O presidente da Comissão de Prerrogativas da OAB da Bahia, Adriano Batista, contou que após a recomendação da Corregedoria, a reclamação por não atendimento de juízes reduziu consideravelmente. “Lamento muito que o TJ-BA tenha dado este passo para trás. Desde o final do ano passado, as reclamações que dizem respeito ao não atendimento caíram absurdamente aqui em Salvador e no interior também, graças ao diálogo entre a OAB e a Corregedoria do Tribunal. Nesse momento, o TJ resolve colocar água na fervura? Estão de parabéns os magistrados que se recusam a atender e que agora terão um papel timbrado do TJ para colocar nas paredes, já intransponíveis dos seus ‘bunkers’, mostrando a todos que suas condutas estão respaldadas”, reclamou. Para Adriano, as reclamações voltarão a ser relatadas após aprovação da medida. Ainda destacou que, durante toda a sessão, “só se falou dos maus advogados”, não se falou dos “maus juízes”. “Essa resolução só vem para regulamentar a questão dos advogados e não regulamenta nada para os magistrados”, reforçou.

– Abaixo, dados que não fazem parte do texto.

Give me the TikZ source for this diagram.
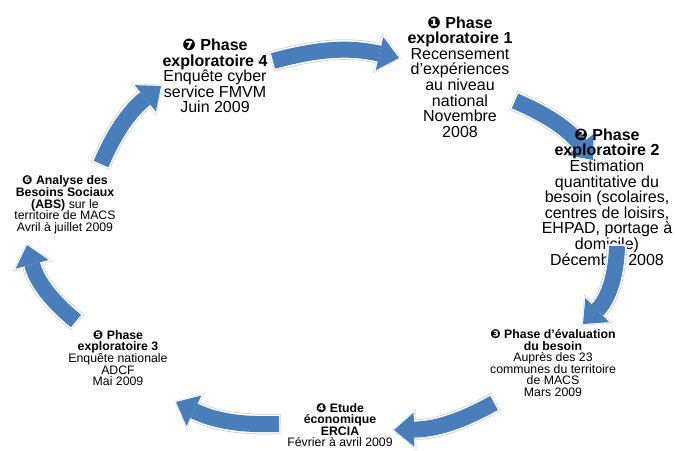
\documentclass[tikz,border=0pt]{standalone}
\usepackage{fontspec}
\setmainfont{Liberation Sans}
\newfontfamily\dingfont{DejaVu Sans}
\usetikzlibrary{arrows.meta}

\definecolor{arrowblue}{RGB}{74,126,187}
\newcommand{\stepnum}[1]{{\dingfont #1}}

\tikzset{
  bigtext/.style={align=center,inner sep=0pt,font=\fontsize{16}{15.6}\selectfont},
  smalltext/.style={align=center,inner sep=0pt,font=\fontsize{12.3}{11.6}\selectfont},
  cyclearrow/.style={line width=16pt,draw=arrowblue,
    -{Triangle[width=34pt,length=20pt,line width=0pt]},
    preaction={draw=gray!40,line width=20.5pt,shorten <=-2pt,shorten >=-2pt,
      -{Triangle[width=41pt,length=24pt,line width=0pt]}},
    preaction={draw=white,line width=19pt,shorten <=-1.5pt,shorten >=-1.5pt,
      -{Triangle[width=39pt,length=23pt,line width=0pt]}}}
}

\begin{document}
\begin{tikzpicture}[x=1pt,y=-1pt]
\useasboundingbox (0,0) rectangle (677,450);
\clip (0,0) rectangle (677,450);

%arrow ends
\coordinate (a1s) at (273,61);
\coordinate (a1e) at (399,58);
\coordinate (a2s) at (515,101);
\coordinate (a2e) at (593,160);
\coordinate (a3s) at (617,246);
\coordinate (a3e) at (583,324);
\coordinate (a4s) at (494,403);
\coordinate (a4e) at (394,430);
\coordinate (a5s) at (279,424);
\coordinate (a5e) at (176,402);
\coordinate (a6s) at (76,321);
\coordinate (a6e) at (27,245);
\coordinate (a7s) at (101,164);
\coordinate (a7e) at (161,86);

\draw[cyclearrow] (a1s) to[bend left=14] (a1e);
\draw[cyclearrow] (a2s) to[bend left=14] (a2e);
\draw[cyclearrow] (a4s) to[bend left=14] (a4e);
\draw[cyclearrow] (a5s) to[bend left=14] (a5e);
\draw[cyclearrow] (a6s) to[bend left=18] (a6e);
\draw[cyclearrow] (a7s) to[bend left=14] (a7e);

%phases
\node[bigtext] (expl4) at (215,76)
  {\textbf{\stepnum{❼} Phase}\\\textbf{exploratoire 4}\\Enquête cyber\\service FMVM\\Juin 2009};
\node[bigtext] (expl1) at (460,77)
  {\textbf{\stepnum{❶} Phase}\\\textbf{exploratoire 1}\\Recensement\\d’expériences\\au niveau\\national\\Novembre\\2008};
\node[bigtext] (expl2) at (607,197)
  {\textbf{\stepnum{❷} Phase}\\\textbf{exploratoire 2}\\Estimation\\quantitative du\\besoin (scolaires,\\centres de loisirs,\\EHPAD, portage à\\domicile)\\Décembre 2008};
\node[smalltext] (evaluation) at (553,363)
  {\textbf{\stepnum{❸} Phase d’évaluation}\\\textbf{du besoin}\\Auprès des 23\\communes du territoire\\de MACS\\Mars 2009};
\node[smalltext] (ercia) at (340,425)
  {\textbf{\stepnum{❹} Etude}\\\textbf{économique}\\\textbf{ERCIA}\\Février à avril 2009};
\node[smalltext] (expl3) at (118,358)
  {\textbf{\stepnum{❺} Phase}\\\textbf{exploratoire 3}\\Enquête nationale\\ADCF\\Mai 2009};
\node[smalltext] (abs) at (65,205)
  {\textbf{\stepnum{❻} Analyse des}\\\textbf{Besoins Sociaux}\\\textbf{(ABS)} sur le\\territoire de MACS\\Avril à juillet 2009};

\draw[cyclearrow] (a3s) to[bend left=22] (a3e);

\end{tikzpicture}
\end{document}
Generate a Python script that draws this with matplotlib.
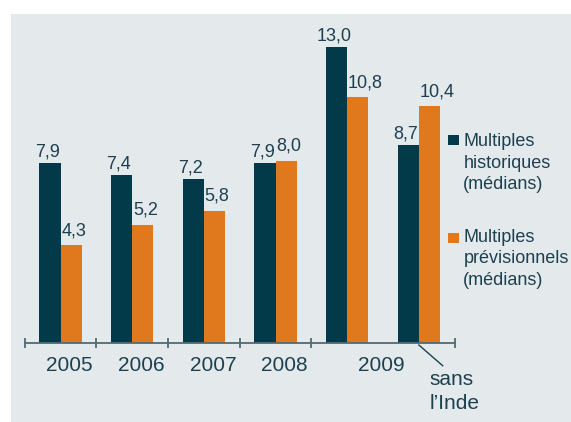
import matplotlib.pyplot as plt
from matplotlib.patches import Rectangle
import numpy as np

plt.rcParams['font.family'] = ['Liberation Sans', 'DejaVu Sans']

years = ['2005', '2006', '2007', '2008', '2009']
year_pos = [0.125, 1.123, 2.127, 3.125, 4.471]
historiques = [7.9, 7.4, 7.2, 7.9, 13.0, 8.7]
previsionnels = [4.3, 5.2, 5.8, 8.0, 10.8, 10.4]
labels_hist = ['7,9', '7,4', '7,2', '7,9', '13,0', '8,7']
labels_prev = ['4,3', '5,2', '5,8', '8,0', '10,8', '10,4']
series_names = ['Multiples\nhistoriques\n(médians)',
                'Multiples\nprévisionnels\n(médians)']

dark = '#033a4a'
orange = '#e0781d'
text_col = '#1d4050'
axis_col = '#526a73'
bg = '#e4e9ec'

W, H = 571, 422
fig = plt.figure(figsize=(W / 100, H / 100), dpi=100)
fig.patch.set_facecolor('white')


def fx(px):
    return px / W


def fy(py):
    return 1 - py / H


# grey panel behind everything
fig.patches.append(Rectangle((fx(11), 0), 1 - fx(11), fy(14),
                             transform=fig.transFigure, facecolor=bg,
                             edgecolor='none', zorder=-10))

# axes box: x from -0.5 to 5.5, y from 0 to 13
ax = fig.add_axes([fx(24.7), fy(343), fx(430), 296 / H])
ax.patch.set_alpha(0)
ax.set_xlim(-0.5, 5.5)
ax.set_ylim(0, 13)

x = np.arange(len(historiques))
w = 0.295
ax.bar(x - w / 2, historiques, w, color=dark)
ax.bar(x + w / 2, previsionnels, w, color=orange)

for xi, v, s in zip(x, historiques, labels_hist):
    ax.text(xi - w / 2 - 0.04, v + 0.285, s, ha='center', va='baseline',
            fontsize=13, color=text_col)
for xi, v, s in zip(x, previsionnels, labels_prev):
    ax.text(xi + 0.012, v + 0.44, s, ha='left', va='baseline',
            fontsize=13, color=text_col)

for sp in ['top', 'right', 'left']:
    ax.spines[sp].set_visible(False)
ax.spines['bottom'].set_color(axis_col)
ax.spines['bottom'].set_linewidth(1.3)
ax.set_yticks([])
ax.set_xticks([-0.5, 0.5, 1.5, 2.5, 3.5, 5.5])
ax.set_xticklabels([])
ax.tick_params(axis='x', direction='inout', length=7, width=1.3, color=axis_col)

for xp, yr in zip(year_pos, years):
    ax.text(xp, -1.22, yr, ha='center', va='baseline', fontsize=15, color=text_col)

# pointer to the group without India
ax.plot([5.0, 5.332], [-0.088, -0.996], color=text_col, lw=1.0, clip_on=False)
ax.text(5.154, -1.84, 'sans', ha='left', va='baseline', fontsize=15, color=text_col)
ax.text(5.154, -2.9, 'l\u2019Inde', ha='left', va='baseline', fontsize=15, color=text_col)

# legend, drawn by hand so each square sits on the first line
for name, col, sq_top, base in zip(series_names, [dark, orange], [135, 233], [146, 241.7]):
    fig.patches.append(Rectangle((fx(448.3), fy(sq_top + 10)), fx(10.7), 10 / H,
                                 transform=fig.transFigure, facecolor=col,
                                 edgecolor='none'))
    for i, line in enumerate(name.split('\n')):
        fig.text(fx(463.3), fy(base + i * 21.5), line, ha='left', va='baseline',
                 fontsize=13, color=text_col)

fig.savefig('out.png', dpi=100)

Ainda disse que defende medidas de segurança, que são poucos casos de advogados que faltam com urbanidade, mas que isso não é motivo para se agendar atendimento. “Que tipo de agendamento é esse? Como o juiz vai atender? E os casos urgentes?”, questiona. Adriano considerou que o TJ, ao não acatar a proposta de Cafezeiro, para ser ouvida, agiu de forma corporativista. “Tem medo de ouvir o quê da OAB? Qual receio de ouvir a OAB?"